Directions for this task: Exact reproduction of the data is required, with images excluded.

Source material:
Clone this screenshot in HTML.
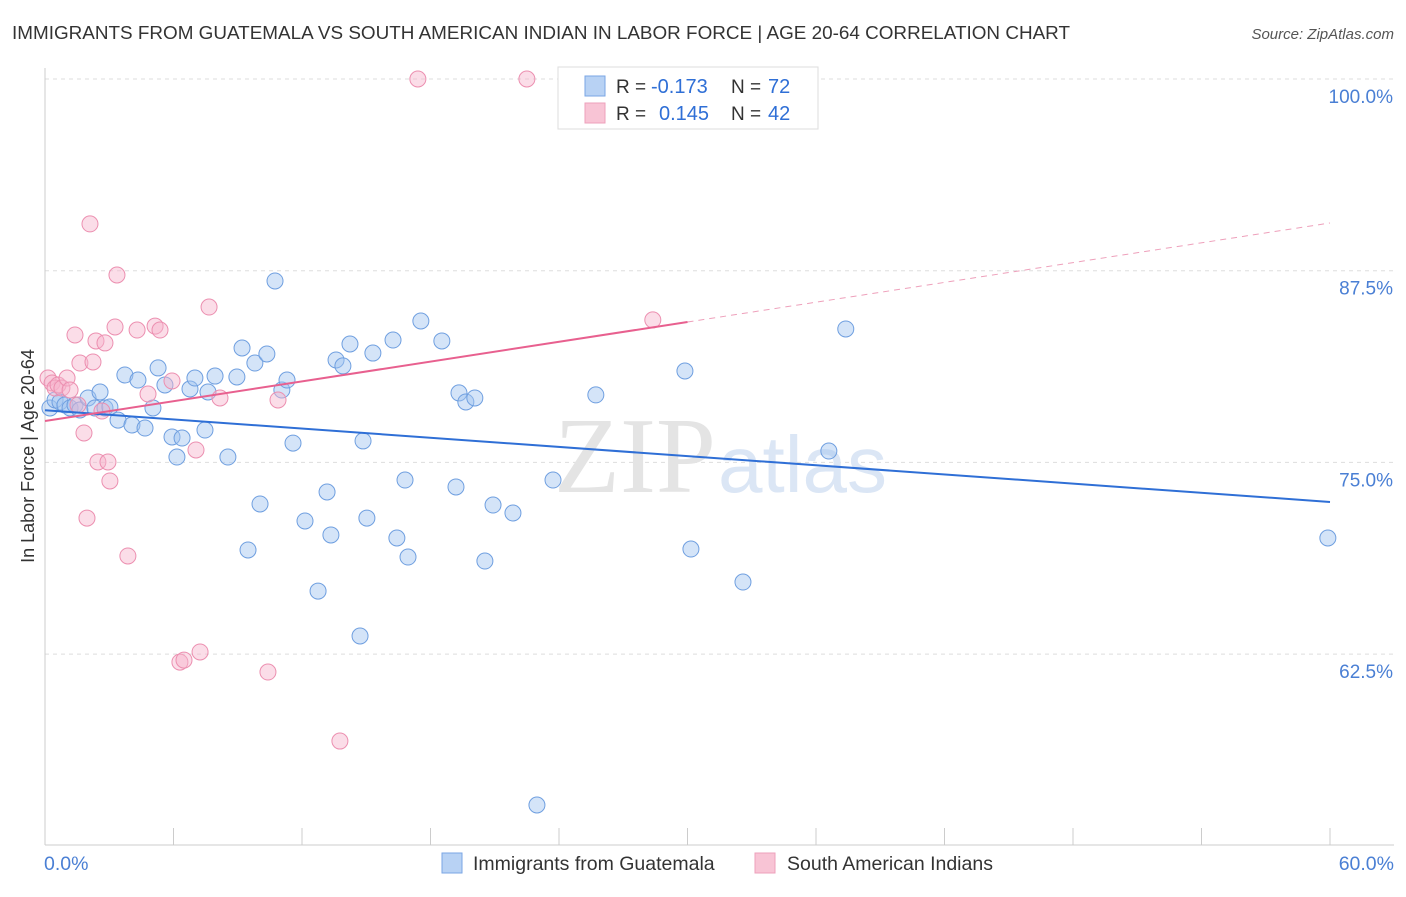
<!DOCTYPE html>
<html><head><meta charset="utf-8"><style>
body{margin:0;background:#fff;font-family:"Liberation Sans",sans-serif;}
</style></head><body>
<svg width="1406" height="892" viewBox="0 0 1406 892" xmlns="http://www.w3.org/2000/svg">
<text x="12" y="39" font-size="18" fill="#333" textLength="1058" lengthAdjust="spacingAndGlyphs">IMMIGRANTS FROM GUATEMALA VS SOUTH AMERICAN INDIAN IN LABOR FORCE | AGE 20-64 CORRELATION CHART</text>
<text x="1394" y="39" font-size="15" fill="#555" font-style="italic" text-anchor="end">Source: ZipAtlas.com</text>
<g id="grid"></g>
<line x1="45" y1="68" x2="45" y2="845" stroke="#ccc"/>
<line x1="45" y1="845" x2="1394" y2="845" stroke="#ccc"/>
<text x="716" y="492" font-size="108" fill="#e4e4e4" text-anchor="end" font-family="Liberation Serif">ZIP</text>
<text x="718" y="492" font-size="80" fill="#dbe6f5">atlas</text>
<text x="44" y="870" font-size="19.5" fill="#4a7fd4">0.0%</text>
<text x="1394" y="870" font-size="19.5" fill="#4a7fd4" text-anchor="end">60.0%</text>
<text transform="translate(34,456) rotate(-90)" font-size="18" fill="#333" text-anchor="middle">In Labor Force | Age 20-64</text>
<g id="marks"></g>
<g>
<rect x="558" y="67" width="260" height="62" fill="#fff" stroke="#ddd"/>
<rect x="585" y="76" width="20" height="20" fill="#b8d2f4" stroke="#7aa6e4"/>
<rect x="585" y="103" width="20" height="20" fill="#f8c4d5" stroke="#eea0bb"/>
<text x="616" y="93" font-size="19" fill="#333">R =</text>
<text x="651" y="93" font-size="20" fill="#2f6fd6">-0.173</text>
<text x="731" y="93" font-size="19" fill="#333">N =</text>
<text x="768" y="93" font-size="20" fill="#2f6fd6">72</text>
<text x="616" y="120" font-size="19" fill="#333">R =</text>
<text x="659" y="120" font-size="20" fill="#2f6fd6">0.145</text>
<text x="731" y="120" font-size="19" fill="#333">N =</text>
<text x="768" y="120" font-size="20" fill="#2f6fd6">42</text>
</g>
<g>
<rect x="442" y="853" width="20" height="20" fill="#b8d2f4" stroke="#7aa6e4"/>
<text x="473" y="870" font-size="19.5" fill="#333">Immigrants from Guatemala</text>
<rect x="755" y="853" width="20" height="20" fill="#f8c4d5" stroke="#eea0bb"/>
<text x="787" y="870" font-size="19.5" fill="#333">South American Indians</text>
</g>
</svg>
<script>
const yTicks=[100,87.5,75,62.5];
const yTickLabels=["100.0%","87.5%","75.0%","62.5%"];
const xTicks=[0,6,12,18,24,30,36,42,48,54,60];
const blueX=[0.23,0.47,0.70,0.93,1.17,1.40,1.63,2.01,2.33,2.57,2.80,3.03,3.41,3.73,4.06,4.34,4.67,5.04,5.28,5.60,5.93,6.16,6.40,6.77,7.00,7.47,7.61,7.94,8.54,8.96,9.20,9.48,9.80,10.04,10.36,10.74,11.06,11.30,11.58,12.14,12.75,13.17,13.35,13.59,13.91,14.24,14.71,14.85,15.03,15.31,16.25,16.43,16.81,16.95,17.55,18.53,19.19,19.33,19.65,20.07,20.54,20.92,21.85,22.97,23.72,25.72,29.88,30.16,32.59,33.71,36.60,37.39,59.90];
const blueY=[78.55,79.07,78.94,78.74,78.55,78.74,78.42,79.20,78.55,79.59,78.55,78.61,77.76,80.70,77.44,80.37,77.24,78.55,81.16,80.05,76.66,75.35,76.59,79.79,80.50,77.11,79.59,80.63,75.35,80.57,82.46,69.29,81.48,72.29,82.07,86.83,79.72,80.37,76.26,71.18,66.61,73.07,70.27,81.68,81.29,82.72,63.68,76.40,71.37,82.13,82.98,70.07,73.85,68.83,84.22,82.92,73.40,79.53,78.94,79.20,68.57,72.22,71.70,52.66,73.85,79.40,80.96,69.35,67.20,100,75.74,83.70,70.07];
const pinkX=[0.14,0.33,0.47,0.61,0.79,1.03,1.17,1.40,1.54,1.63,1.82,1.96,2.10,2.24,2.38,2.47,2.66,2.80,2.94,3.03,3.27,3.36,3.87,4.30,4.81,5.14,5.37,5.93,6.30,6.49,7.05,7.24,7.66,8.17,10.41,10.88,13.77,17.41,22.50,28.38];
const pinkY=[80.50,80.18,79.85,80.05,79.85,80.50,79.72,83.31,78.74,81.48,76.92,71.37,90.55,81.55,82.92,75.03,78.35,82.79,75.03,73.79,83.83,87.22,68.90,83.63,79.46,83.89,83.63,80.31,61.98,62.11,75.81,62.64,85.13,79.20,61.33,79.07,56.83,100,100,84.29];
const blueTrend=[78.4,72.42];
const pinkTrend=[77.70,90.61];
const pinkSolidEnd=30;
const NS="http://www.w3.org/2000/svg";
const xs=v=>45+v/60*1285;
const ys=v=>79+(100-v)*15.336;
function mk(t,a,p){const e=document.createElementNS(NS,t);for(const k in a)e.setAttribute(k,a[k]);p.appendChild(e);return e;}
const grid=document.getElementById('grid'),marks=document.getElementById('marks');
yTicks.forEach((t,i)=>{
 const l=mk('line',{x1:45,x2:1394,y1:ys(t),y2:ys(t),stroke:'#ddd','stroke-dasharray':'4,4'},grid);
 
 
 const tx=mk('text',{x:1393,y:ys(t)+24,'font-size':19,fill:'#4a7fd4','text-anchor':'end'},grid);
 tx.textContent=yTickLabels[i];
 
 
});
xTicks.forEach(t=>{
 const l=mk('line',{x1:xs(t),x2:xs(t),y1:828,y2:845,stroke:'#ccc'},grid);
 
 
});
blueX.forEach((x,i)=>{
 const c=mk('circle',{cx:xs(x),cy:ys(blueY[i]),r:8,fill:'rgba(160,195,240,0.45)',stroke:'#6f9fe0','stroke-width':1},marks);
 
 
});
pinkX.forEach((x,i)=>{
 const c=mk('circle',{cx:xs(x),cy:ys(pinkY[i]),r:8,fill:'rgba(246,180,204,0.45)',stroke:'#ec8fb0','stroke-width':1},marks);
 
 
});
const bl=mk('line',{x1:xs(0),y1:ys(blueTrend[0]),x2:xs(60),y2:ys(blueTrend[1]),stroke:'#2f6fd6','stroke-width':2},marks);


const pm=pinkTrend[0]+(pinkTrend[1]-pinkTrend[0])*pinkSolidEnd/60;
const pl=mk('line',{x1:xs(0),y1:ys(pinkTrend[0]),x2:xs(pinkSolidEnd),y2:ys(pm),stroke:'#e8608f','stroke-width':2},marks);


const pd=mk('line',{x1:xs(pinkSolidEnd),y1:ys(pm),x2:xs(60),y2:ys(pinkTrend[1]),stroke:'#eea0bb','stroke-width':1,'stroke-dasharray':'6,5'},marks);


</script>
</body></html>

Solution:
Clone this screenshot in HTML.
<!DOCTYPE html>
<html><head><meta charset="utf-8"><style>
body{margin:0;background:#fff;font-family:"Liberation Sans",sans-serif;}
</style></head><body>
<svg width="1406" height="892" viewBox="0 0 1406 892" xmlns="http://www.w3.org/2000/svg">
<text x="12" y="39" font-size="18" fill="#333" textLength="1058" lengthAdjust="spacingAndGlyphs">IMMIGRANTS FROM GUATEMALA VS SOUTH AMERICAN INDIAN IN LABOR FORCE | AGE 20-64 CORRELATION CHART</text>
<text x="1394" y="39" font-size="15" fill="#555" font-style="italic" text-anchor="end">Source: ZipAtlas.com</text>
<g id="grid"></g>
<line x1="45" y1="68" x2="45" y2="845" stroke="#ccc"/>
<line x1="45" y1="845" x2="1394" y2="845" stroke="#ccc"/>
<text x="716" y="492" font-size="108" fill="#e4e4e4" text-anchor="end" font-family="Liberation Serif">ZIP</text>
<text x="718" y="492" font-size="80" fill="#dbe6f5">atlas</text>
<text x="44" y="870" font-size="19.5" fill="#4a7fd4">0.0%</text>
<text x="1394" y="870" font-size="19.5" fill="#4a7fd4" text-anchor="end">60.0%</text>
<text transform="translate(34,456) rotate(-90)" font-size="18" fill="#333" text-anchor="middle">In Labor Force | Age 20-64</text>
<g id="marks"></g>
<g>
<rect x="558" y="67" width="260" height="62" fill="#fff" stroke="#ddd"/>
<rect x="585" y="76" width="20" height="20" fill="#b8d2f4" stroke="#7aa6e4"/>
<rect x="585" y="103" width="20" height="20" fill="#f8c4d5" stroke="#eea0bb"/>
<text x="616" y="93" font-size="19" fill="#333">R =</text>
<text x="651" y="93" font-size="20" fill="#2f6fd6">-0.173</text>
<text x="731" y="93" font-size="19" fill="#333">N =</text>
<text x="768" y="93" font-size="20" fill="#2f6fd6">72</text>
<text x="616" y="120" font-size="19" fill="#333">R =</text>
<text x="659" y="120" font-size="20" fill="#2f6fd6">0.145</text>
<text x="731" y="120" font-size="19" fill="#333">N =</text>
<text x="768" y="120" font-size="20" fill="#2f6fd6">42</text>
</g>
<g>
<rect x="442" y="853" width="20" height="20" fill="#b8d2f4" stroke="#7aa6e4"/>
<text x="473" y="870" font-size="19.5" fill="#333">Immigrants from Guatemala</text>
<rect x="755" y="853" width="20" height="20" fill="#f8c4d5" stroke="#eea0bb"/>
<text x="787" y="870" font-size="19.5" fill="#333">South American Indians</text>
</g>
</svg>
<script>
const yTicks=[100,87.5,75,62.5];
const yTickLabels=["100.0%","87.5%","75.0%","62.5%"];
const xTicks=[0,6,12,18,24,30,36,42,48,54,60];
const blueX=[0.23,0.47,0.70,0.93,1.17,1.40,1.63,2.01,2.33,2.57,2.80,3.03,3.41,3.73,4.06,4.34,4.67,5.04,5.28,5.60,5.93,6.16,6.40,6.77,7.00,7.47,7.61,7.94,8.54,8.96,9.20,9.48,9.80,10.04,10.36,10.74,11.06,11.30,11.58,12.14,12.75,13.17,13.35,13.59,13.91,14.24,14.71,14.85,15.03,15.31,16.25,16.43,16.81,16.95,17.55,18.53,19.19,19.33,19.65,20.07,20.54,20.92,21.85,22.97,23.72,25.72,29.88,30.16,32.59,33.71,36.60,37.39,59.90];
const blueY=[78.55,79.07,78.94,78.74,78.55,78.74,78.42,79.20,78.55,79.59,78.55,78.61,77.76,80.70,77.44,80.37,77.24,78.55,81.16,80.05,76.66,75.35,76.59,79.79,80.50,77.11,79.59,80.63,75.35,80.57,82.46,69.29,81.48,72.29,82.07,86.83,79.72,80.37,76.26,71.18,66.61,73.07,70.27,81.68,81.29,82.72,63.68,76.40,71.37,82.13,82.98,70.07,73.85,68.83,84.22,82.92,73.40,79.53,78.94,79.20,68.57,72.22,71.70,52.66,73.85,79.40,80.96,69.35,67.20,100,75.74,83.70,70.07];
const pinkX=[0.14,0.33,0.47,0.61,0.79,1.03,1.17,1.40,1.54,1.63,1.82,1.96,2.10,2.24,2.38,2.47,2.66,2.80,2.94,3.03,3.27,3.36,3.87,4.30,4.81,5.14,5.37,5.93,6.30,6.49,7.05,7.24,7.66,8.17,10.41,10.88,13.77,17.41,22.50,28.38];
const pinkY=[80.50,80.18,79.85,80.05,79.85,80.50,79.72,83.31,78.74,81.48,76.92,71.37,90.55,81.55,82.92,75.03,78.35,82.79,75.03,73.79,83.83,87.22,68.90,83.63,79.46,83.89,83.63,80.31,61.98,62.11,75.81,62.64,85.13,79.20,61.33,79.07,56.83,100,100,84.29];
const blueTrend=[78.4,72.42];
const pinkTrend=[77.70,90.61];
const pinkSolidEnd=30;
const NS="http://www.w3.org/2000/svg";
const xs=v=>45+v/60*1285;
const ys=v=>79+(100-v)*15.336;
function mk(t,a,p){const e=document.createElementNS(NS,t);for(const k in a)e.setAttribute(k,a[k]);p.appendChild(e);return e;}
const grid=document.getElementById('grid'),marks=document.getElementById('marks');
yTicks.forEach((t,i)=>{
 const l=mk('line',{x1:45,x2:1394,y1:ys(t),y2:ys(t),stroke:'#ddd','stroke-dasharray':'4,4'},grid);
 
 
 const tx=mk('text',{x:1393,y:ys(t)+24,'font-size':19,fill:'#4a7fd4','text-anchor':'end'},grid);
 tx.textContent=yTickLabels[i];
 
 
});
xTicks.forEach(t=>{
 const l=mk('line',{x1:xs(t),x2:xs(t),y1:828,y2:845,stroke:'#ccc'},grid);
 
 
});
blueX.forEach((x,i)=>{
 const c=mk('circle',{cx:xs(x),cy:ys(blueY[i]),r:8,fill:'rgba(160,195,240,0.45)',stroke:'#6f9fe0','stroke-width':1},marks);
 
 
});
pinkX.forEach((x,i)=>{
 const c=mk('circle',{cx:xs(x),cy:ys(pinkY[i]),r:8,fill:'rgba(246,180,204,0.45)',stroke:'#ec8fb0','stroke-width':1},marks);
 
 
});
const bl=mk('line',{x1:xs(0),y1:ys(blueTrend[0]),x2:xs(60),y2:ys(blueTrend[1]),stroke:'#2f6fd6','stroke-width':2},marks);


const pm=pinkTrend[0]+(pinkTrend[1]-pinkTrend[0])*pinkSolidEnd/60;
const pl=mk('line',{x1:xs(0),y1:ys(pinkTrend[0]),x2:xs(pinkSolidEnd),y2:ys(pm),stroke:'#e8608f','stroke-width':2},marks);


const pd=mk('line',{x1:xs(pinkSolidEnd),y1:ys(pm),x2:xs(60),y2:ys(pinkTrend[1]),stroke:'#eea0bb','stroke-width':1,'stroke-dasharray':'6,5'},marks);


</script>
</body></html>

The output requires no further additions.